A few months ago Jonathan Davidson, executive director of supervision for retail and authorisations at the Financial Conduct Authority (FCA) said that a worrying number of householders may be “in too deep” with their borrowing.
But how deep is too deep?
It’s a difficult question. But it’s definitely not a “how long is a piece of string” kind of question.
I was thinking about the FCA’s message when I spoke at the recent EY conference, Technology & Data in Financial Inclusion. In the course of discussion the statistic was quoted that according to research from the University of Birmingham in 2017, 11% of the population are not able to find £200 at short notice. These people could be just one domestic catastrophe away from losing their home. They are in such a precarious financial position, that a lengthy illness, a divorce or even a car accident would be enough to see their lives hurtle down the path to repossession.
That’s Too Deep
But if we are going to help to build a “safer financial world” – the reason I come to work at Castlight every morning – we need to use our technology to help lenders support vulnerable customers. We need to make sure that the water is nowhere near the top of their wellies.
Or to be more precise and nautical – we need a Plimsoll Line.
CaaS, our Categorisation as a Service tool can do exactly that. It can draw the Plimsoll Line – a line over which the ship or the borrower is overloaded and in too deep.
By using open banking technology to access a customer’s transactional information, CaaS categorises income and expenditure, across any number of accounts into over 150 categories, summarising income streams, credit commitments, essential costs and discretionary spending. The customer achieves a 3D picture of their finances, including the pressure points, areas of vulnerability and projections of problems before they happen. And then, because the lender has an unprecedented level of information, he is able to provide insightful advice and financial tools to ensure that an individual customer isn’t in too deep.

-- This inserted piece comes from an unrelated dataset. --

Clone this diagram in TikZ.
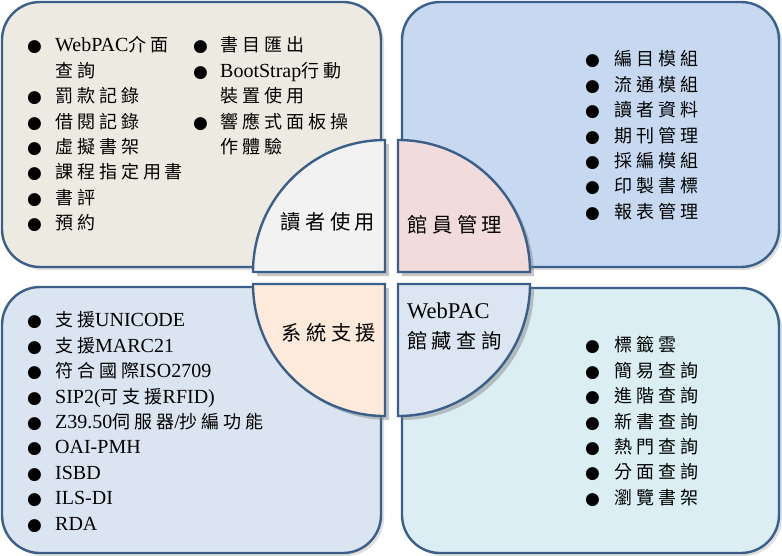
\documentclass[tikz,border=0pt]{standalone}
\usepackage{fontspec}
\setmainfont{Liberation Serif}
\newfontfamily\zhfont[Scale=0.9,LetterSpace=22]{Noto Sans CJK TC}
\newfontfamily\dotfont{DejaVu Sans}
\newcommand{\zh}[1]{{\zhfont #1}}
\newcommand{\dotmark}{{\dotfont\fontsize{17}{17}\selectfont ●}}
\usetikzlibrary{shadows}
\definecolor{edgeblue}{HTML}{3A5F8B}
\definecolor{readerbg}{HTML}{EDEBE1}
\definecolor{staffbg}{HTML}{C6D9F1}
\definecolor{systembg}{HTML}{DBE5F1}
\definecolor{opacbg}{HTML}{DAEEF3}
\definecolor{readerq}{HTML}{F2F2F2}
\definecolor{staffq}{HTML}{F2DCDB}
\definecolor{systemq}{HTML}{FDEADA}
\definecolor{opacq}{HTML}{DCE6F2}
\begin{document}
\begin{tikzpicture}[x=1pt,y=-1pt,
	panel/.style={draw=edgeblue,line width=2.4pt,rounded corners=38pt,
		drop shadow={shadow xshift=3pt,shadow yshift=-3pt,opacity=.25}},
	quarter/.style={draw=edgeblue,line width=2.4pt,
		drop shadow={shadow xshift=4pt,shadow yshift=-4pt,opacity=.45}},
	itemlist/.style={anchor=north west,inner sep=0pt,font=\fontsize{20}{25.4}\selectfont},
	qlabel/.style={inner sep=0pt,font=\fontsize{22.5}{30}\selectfont}]
		\useasboundingbox[fill=white] (0,0) rectangle (782,555);
		% four panels
		\path[panel,fill=readerbg] (2,2) rectangle (381,267);
		\path[panel,fill=staffbg] (402,2) rectangle (779,267);
		\path[panel,fill=systembg] (2,287) rectangle (381,553);
		\path[panel,fill=opacbg] (402,288) rectangle (779,553);
		% centre circle, four quarters
		\path[quarter,fill=readerq] (385,272)--(253,272) arc (180:270:132)--cycle;
		\path[quarter,fill=staffq] (398,272)--(398,140) arc (270:360:132)--cycle;
		\path[quarter,fill=systemq] (385,284)--(253,284) arc (180:90:132)--cycle;
		\path[quarter,fill=opacq] (398,284)--(530,284) arc (0:90:132)--cycle;
		\node[qlabel] (reader) at (328,222) {\zh{讀者使用}};
		\node[qlabel] (staff) at (455,225) {\zh{館員管理}};
		\node[qlabel] (system) at (329,333) {\zh{系統支援}};
		\node[qlabel,anchor=west,align=left] (opac) at (407,327) {WebPAC\\\zh{館藏查詢}};
		% lists
		\node[itemlist] (readerlistA) at (27,34) {\begin{tabular}{@{}p{28pt}@{}l@{}}
			\dotmark & WebPAC\zh{介面}\\
			& \zh{查詢}\\
			\dotmark & \zh{罰款記錄}\\
			\dotmark & \zh{借閱記錄}\\
			\dotmark & \zh{虛擬書架}\\
			\dotmark & \zh{課程指定用書}\\
			\dotmark & \zh{書評}\\
			\dotmark & \zh{預約}
		\end{tabular}};
		\node[itemlist] (readerlistB) at (193,34) {\begin{tabular}{@{}p{27pt}@{}l@{}}
			\dotmark & \zh{書目匯出}\\
			\dotmark & BootStrap\zh{行動}\\
			& \zh{裝置使用}\\
			\dotmark & \zh{響應式面板操}\\
			& \zh{作體驗}
		\end{tabular}};
		\node[itemlist] (stafflist) at (585,48) {\begin{tabular}{@{}p{29pt}@{}l@{}}
			\dotmark & \zh{編目模組}\\
			\dotmark & \zh{流通模組}\\
			\dotmark & \zh{讀者資料}\\
			\dotmark & \zh{期刊管理}\\
			\dotmark & \zh{採編模組}\\
			\dotmark & \zh{印製書標}\\
			\dotmark & \zh{報表管理}
		\end{tabular}};
		\node[itemlist] (systemlist) at (27,309) {\begin{tabular}{@{}p{28pt}@{}l@{}}
			\dotmark & \zh{支援}UNICODE\\
			\dotmark & \zh{支援}MARC21\\
			\dotmark & \zh{符合國際}ISO2709\\
			\dotmark & SIP2(\zh{可支援}RFID)\\
			\dotmark & Z39.50\zh{伺服器}/\zh{抄編功能}\\
			\dotmark & OAI-PMH\\
			\dotmark & ISBD\\
			\dotmark & ILS-DI\\
			\dotmark & RDA
		\end{tabular}};
		\node[itemlist] (opaclist) at (585,334) {\begin{tabular}{@{}p{29pt}@{}l@{}}
			\dotmark & \zh{標籤雲}\\
			\dotmark & \zh{簡易查詢}\\
			\dotmark & \zh{進階查詢}\\
			\dotmark & \zh{新書查詢}\\
			\dotmark & \zh{熱門查詢}\\
			\dotmark & \zh{分面查詢}\\
			\dotmark & \zh{瀏覽書架}
		\end{tabular}};
\end{tikzpicture}
\end{document}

For one customer, an analysis of the CaaS report may show that “too deep” is the loan on a second car. For another customer, it may just be that reducing spending on digital subscription packages would provide enough of a financial buffer.
A report earlier this year by the Institute for Fiscal Studies on behalf of the Joseph Rowntree Foundation reported that borrowing on credit cards, loans and car finance deals has returned to levels unseen since before the 2008 financial crisis.
But its not 2008 and in 2018, we are pleased that a number of the forward looking High Street banks are working closely with us, implementing CaaS with their customers, so that they can take appropriate action to ensure vulnerable accounts and customers don’t get in too deep and don’t lose their homes.
I like the allusion of CaaS as a Plimsoll Line – a reference mark located on a ship’s hull that indicates the maximum depth to which the vessel may be safely immersed when loaded with cargo.
But here’s something I didn’t know. The depth varies depending on the ship’s dimensions, type of cargo, time of year, and the water densities encountered in port and at sea.
Just like our CaaS tool for assessing financial vulnerability, the Plimsoll Line takes all relevant factors into consideration.
Too deep is different for every person – and for every ship too it appears!